**Your goal**
Every line in the data below from the one containing "Reproduce this chart with matplotlib." down to the one containing "plt.rcParams['font.family'] = ['Liberation", both included, must be retyped exactly; no other line is to appear.

================

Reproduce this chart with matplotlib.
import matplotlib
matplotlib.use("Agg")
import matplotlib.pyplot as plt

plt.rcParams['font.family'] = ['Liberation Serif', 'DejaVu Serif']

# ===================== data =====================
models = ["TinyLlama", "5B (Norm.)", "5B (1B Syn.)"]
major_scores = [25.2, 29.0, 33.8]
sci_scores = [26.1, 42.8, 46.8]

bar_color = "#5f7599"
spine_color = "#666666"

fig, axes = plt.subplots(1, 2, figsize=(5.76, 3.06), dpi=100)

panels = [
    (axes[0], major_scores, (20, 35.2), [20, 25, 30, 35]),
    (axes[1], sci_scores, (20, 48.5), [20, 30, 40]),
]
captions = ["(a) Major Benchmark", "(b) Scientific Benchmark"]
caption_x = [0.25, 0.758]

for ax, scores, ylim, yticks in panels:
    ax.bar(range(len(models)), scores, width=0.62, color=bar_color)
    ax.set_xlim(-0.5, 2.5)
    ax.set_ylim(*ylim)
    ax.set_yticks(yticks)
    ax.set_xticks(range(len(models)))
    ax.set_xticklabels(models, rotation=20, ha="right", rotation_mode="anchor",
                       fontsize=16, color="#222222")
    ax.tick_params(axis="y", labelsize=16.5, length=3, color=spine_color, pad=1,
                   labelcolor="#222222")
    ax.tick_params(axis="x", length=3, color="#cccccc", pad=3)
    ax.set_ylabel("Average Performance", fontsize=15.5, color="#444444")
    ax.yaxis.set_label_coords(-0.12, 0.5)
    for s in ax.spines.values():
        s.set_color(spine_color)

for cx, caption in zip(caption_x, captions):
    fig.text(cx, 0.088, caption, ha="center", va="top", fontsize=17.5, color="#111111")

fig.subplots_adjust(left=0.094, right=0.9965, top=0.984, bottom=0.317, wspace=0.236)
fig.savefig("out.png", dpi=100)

================

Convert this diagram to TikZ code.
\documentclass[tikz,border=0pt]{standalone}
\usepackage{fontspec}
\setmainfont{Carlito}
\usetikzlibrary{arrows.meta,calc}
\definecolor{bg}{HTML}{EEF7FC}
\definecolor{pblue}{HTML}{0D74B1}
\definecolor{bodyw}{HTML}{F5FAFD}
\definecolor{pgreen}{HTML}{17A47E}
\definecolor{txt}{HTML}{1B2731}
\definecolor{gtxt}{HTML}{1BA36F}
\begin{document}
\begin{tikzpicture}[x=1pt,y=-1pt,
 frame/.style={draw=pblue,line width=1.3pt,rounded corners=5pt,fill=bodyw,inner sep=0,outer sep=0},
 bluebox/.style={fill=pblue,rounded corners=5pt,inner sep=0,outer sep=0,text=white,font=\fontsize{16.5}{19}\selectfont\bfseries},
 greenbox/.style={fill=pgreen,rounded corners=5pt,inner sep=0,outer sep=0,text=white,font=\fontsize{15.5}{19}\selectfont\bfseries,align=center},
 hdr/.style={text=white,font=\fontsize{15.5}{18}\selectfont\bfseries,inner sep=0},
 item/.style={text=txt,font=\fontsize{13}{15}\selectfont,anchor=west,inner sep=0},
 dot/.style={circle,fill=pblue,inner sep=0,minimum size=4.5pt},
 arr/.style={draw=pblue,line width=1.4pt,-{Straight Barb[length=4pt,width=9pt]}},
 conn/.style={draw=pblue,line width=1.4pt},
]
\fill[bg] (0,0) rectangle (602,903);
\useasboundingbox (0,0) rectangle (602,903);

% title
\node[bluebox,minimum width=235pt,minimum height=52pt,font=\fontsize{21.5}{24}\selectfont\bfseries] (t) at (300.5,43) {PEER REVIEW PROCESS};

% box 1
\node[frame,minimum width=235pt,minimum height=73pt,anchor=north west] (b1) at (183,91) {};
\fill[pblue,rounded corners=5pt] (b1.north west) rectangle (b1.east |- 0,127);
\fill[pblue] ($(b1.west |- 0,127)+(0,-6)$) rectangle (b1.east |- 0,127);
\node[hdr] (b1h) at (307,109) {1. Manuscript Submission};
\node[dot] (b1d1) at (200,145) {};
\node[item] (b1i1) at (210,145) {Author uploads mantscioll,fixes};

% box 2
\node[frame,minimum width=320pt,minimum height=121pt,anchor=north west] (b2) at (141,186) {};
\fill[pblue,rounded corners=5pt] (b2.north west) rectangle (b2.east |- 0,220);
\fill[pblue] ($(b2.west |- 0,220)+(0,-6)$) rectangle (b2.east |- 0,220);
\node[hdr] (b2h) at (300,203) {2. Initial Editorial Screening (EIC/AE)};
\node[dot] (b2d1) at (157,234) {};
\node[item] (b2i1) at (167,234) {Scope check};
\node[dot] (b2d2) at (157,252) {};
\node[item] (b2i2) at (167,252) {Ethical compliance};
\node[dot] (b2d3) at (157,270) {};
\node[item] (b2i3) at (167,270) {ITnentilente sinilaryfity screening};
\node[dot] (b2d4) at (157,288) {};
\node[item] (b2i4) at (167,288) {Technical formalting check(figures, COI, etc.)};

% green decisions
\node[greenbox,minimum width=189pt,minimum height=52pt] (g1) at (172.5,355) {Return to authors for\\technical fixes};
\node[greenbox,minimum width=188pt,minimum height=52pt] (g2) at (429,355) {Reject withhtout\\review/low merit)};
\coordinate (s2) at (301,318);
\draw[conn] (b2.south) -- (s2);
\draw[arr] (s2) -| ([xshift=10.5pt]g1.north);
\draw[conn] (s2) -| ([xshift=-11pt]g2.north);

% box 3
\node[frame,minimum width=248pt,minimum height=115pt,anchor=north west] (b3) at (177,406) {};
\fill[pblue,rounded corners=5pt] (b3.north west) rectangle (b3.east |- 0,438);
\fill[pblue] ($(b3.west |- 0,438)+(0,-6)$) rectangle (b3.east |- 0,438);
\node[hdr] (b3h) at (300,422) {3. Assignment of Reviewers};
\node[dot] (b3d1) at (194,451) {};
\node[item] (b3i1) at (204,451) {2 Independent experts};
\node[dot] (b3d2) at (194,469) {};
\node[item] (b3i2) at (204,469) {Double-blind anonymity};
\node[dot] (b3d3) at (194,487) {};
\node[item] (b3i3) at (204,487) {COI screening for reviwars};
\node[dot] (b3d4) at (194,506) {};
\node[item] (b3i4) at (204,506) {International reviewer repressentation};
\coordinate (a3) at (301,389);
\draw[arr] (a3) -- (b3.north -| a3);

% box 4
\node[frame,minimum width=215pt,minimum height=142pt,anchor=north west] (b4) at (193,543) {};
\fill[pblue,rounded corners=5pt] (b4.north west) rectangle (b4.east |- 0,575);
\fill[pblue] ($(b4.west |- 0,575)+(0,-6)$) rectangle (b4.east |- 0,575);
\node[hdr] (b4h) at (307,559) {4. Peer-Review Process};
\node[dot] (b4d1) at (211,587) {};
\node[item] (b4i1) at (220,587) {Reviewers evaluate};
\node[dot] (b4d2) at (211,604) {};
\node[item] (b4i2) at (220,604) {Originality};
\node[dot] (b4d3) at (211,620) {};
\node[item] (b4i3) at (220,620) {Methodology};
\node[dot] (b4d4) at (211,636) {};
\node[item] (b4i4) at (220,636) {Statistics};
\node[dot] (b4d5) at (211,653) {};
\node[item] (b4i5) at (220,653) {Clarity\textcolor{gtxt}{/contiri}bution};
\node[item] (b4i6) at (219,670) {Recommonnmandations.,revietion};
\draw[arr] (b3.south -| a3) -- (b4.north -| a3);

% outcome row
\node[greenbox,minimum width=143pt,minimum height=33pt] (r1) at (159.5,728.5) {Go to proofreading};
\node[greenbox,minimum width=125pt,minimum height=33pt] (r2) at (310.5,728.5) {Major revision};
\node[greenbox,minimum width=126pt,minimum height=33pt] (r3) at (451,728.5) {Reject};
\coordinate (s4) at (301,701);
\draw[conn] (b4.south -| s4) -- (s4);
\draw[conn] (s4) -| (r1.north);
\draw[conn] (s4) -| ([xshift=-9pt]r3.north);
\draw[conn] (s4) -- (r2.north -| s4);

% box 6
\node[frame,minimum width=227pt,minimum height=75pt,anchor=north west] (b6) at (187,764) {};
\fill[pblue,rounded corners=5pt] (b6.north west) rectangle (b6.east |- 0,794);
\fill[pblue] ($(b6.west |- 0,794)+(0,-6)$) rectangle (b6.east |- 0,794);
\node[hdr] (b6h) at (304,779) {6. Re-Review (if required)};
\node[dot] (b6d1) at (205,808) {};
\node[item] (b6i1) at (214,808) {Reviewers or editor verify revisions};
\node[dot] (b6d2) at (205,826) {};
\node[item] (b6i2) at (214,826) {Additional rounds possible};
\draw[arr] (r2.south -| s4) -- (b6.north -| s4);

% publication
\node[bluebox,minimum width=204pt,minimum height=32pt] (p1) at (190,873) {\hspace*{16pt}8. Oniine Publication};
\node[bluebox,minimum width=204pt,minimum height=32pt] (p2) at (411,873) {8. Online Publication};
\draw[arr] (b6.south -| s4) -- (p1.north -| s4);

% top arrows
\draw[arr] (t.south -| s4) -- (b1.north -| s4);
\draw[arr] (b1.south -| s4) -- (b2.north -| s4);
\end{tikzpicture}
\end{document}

================

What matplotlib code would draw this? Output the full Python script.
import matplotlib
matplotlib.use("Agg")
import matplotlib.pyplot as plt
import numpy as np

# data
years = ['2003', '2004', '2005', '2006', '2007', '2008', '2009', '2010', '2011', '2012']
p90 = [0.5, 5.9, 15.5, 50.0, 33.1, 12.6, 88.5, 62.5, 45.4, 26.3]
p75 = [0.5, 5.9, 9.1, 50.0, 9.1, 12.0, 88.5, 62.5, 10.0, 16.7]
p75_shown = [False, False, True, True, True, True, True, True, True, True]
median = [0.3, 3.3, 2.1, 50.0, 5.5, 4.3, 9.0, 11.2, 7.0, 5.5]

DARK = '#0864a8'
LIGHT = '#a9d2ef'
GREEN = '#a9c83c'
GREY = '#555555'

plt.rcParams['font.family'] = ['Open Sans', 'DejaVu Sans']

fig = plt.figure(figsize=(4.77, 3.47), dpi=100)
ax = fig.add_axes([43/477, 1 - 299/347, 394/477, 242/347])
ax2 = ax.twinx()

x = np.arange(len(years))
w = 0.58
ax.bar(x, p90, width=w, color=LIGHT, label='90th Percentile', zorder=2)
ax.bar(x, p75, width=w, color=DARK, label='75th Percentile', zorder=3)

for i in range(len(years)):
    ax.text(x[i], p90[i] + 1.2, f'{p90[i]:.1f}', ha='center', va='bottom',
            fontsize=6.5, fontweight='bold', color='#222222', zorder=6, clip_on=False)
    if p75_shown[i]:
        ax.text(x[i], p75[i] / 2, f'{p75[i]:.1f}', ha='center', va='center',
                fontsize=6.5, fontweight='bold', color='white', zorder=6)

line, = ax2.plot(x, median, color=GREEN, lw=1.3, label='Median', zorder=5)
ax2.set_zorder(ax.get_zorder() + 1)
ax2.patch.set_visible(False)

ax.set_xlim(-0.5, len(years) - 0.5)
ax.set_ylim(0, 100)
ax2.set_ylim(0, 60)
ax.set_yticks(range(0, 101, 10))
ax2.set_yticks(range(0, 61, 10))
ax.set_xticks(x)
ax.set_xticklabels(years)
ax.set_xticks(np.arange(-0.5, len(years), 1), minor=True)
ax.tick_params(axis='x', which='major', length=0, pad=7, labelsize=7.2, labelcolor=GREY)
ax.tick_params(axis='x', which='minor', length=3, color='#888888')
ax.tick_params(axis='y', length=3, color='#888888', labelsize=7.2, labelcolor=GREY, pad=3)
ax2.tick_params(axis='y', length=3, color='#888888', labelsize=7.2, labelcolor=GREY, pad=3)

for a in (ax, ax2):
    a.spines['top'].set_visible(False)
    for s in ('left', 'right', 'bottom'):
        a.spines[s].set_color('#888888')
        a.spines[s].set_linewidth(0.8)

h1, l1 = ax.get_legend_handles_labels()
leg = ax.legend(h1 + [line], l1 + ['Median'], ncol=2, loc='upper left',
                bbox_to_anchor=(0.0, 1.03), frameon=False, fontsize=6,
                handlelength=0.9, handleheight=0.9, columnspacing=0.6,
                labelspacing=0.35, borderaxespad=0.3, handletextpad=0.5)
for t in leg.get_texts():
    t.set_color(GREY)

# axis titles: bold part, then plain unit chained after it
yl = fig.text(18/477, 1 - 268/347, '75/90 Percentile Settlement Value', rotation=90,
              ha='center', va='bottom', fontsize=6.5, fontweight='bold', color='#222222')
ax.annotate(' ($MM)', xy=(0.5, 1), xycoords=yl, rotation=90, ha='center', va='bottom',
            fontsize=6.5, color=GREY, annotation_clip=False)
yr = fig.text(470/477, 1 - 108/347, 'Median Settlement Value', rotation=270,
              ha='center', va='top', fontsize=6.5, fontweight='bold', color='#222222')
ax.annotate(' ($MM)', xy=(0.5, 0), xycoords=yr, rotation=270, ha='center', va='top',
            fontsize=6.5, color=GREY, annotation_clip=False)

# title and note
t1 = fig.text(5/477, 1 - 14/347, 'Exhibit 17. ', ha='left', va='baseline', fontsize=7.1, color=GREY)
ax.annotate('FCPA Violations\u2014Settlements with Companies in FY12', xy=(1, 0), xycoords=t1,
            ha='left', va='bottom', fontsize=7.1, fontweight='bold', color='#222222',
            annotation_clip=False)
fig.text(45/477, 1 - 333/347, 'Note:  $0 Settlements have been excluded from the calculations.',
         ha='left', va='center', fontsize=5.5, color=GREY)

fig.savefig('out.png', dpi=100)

================

**The answer**
Reproduce this chart with matplotlib.
import matplotlib
matplotlib.use("Agg")
import matplotlib.pyplot as plt

plt.rcParams['font.family'] = ['Liberation Serif', 'DejaVu Serif']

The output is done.